Advantages of Blasting Technique 

• The blasting technique is very fast.
• Blasting can result in a consistent, even surface finish
• Depending on the desired finish, various abrasive materials (glass beads, alumina, etc.) can be used.

Disadvantages of Blasting Technique

• Excessive blasting pressure or improper technique can cause pitting, warping, or distortion of the aluminum surface.
• Sandblasting requires access to blasting equipment and facilities, increasing setup costs.
• The process generates significant amounts of dust, requiring extensive cleanup and the use of PPE to prevent inhalation hazards.

Electrochemical Reduction 

Electrochemical reduction is more controlled and precise when removing anodized aluminum parts. It is a reversal process that involves placing the aluminum in a bath with an electrolyte solution (sodium hydroxide or sulfuric acid) and applying an electric current. 

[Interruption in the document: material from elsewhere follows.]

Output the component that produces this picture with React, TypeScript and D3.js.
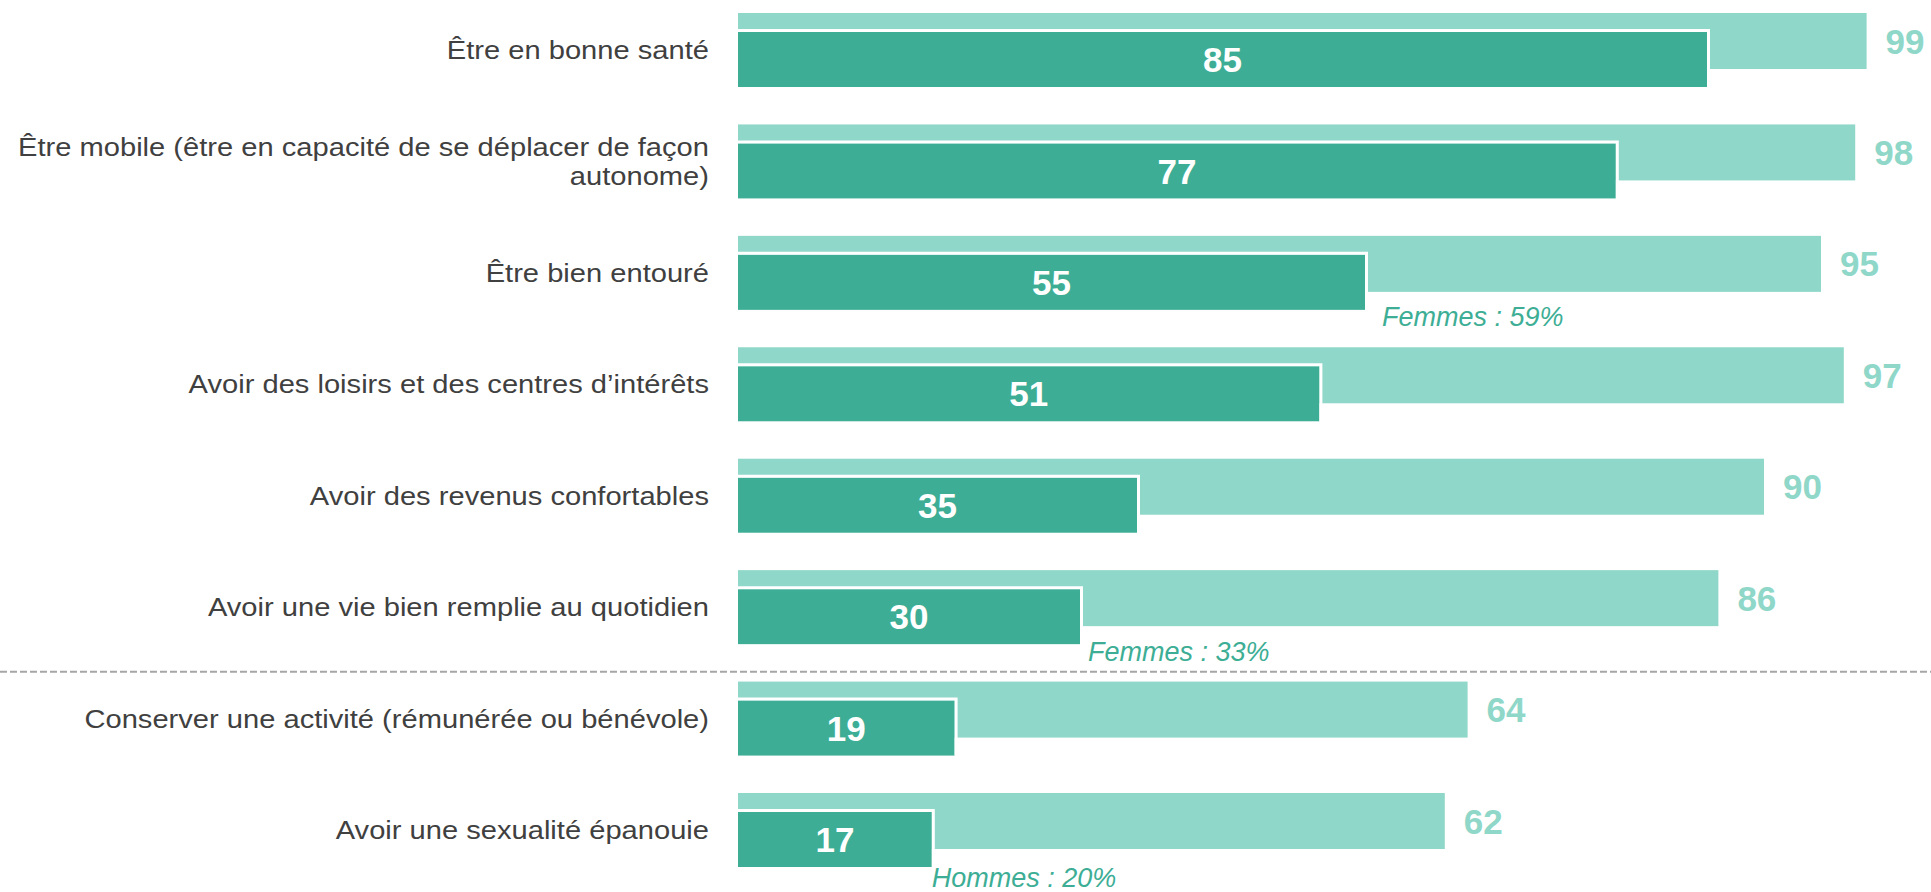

The oxide layer is stripped away as the material undergoes a reverse reaction to anodizing. This process allows for more uniform removal of the anodized layer and can be fine-tuned to control the depth of oxide removal.

Electrochemical reduction has the least damaging effect on the base aluminum. However, it requires specialized equipment and is more time-consuming and expensive than chemical or mechanical techniques. 

Advantages

• The electrochemical process allows for uniform removal of the anodized layer with minimal risk to the base aluminum alloy.
• This process doesn’t involve abrasion or aggressive chemicals; hence, it is less likely to cause pitting or surface roughness.
• It is suitable for sensitive or high-value components where surface integrity is critical.

Disadvantages

• Electrochemical reduction takes more time compared to other methods, making it less suitable for high-volume or large-scale applications.
• The process requires specific electrolyte baths and power supplies, making it costlier and less accessible for small-scale operations.
• Running the necessary equipment for electrochemical reduction can consume significant amounts of energy, increasing operational costs.

Removing Anodizing From Aluminum Parts: Weaken or Not?

Whether removing anodizing weakens aluminum depends on understanding what “weaken” means in this context. After removing the anodized layer, the structural integrity of the base aluminum remains intact. In short, the base metal’s mechanical properties, like tensile strength, yield strength, and fatigue resistance, are unchanged.

What is compromised, however, are the surface properties that anodizing improves. The anodised aluminum becomes more vulnerable to corrosion, as the anodized layer provides a barrier against environmental factors like moisture, salt, and chemicals. 

Over time, especially in harsh conditions, unprotected aluminum can rust, leading to pitting, surface degradation, and eventual functional weakness of the material.

Removing the anodized layer also decreases surface hardness, making the aluminum more prone to scratches, dents, and wear. In high-wear applications, such as automotive parts or industrial machinery, the absence of anodizing can significantly reduce the part’s lifespan and increase maintenance needs.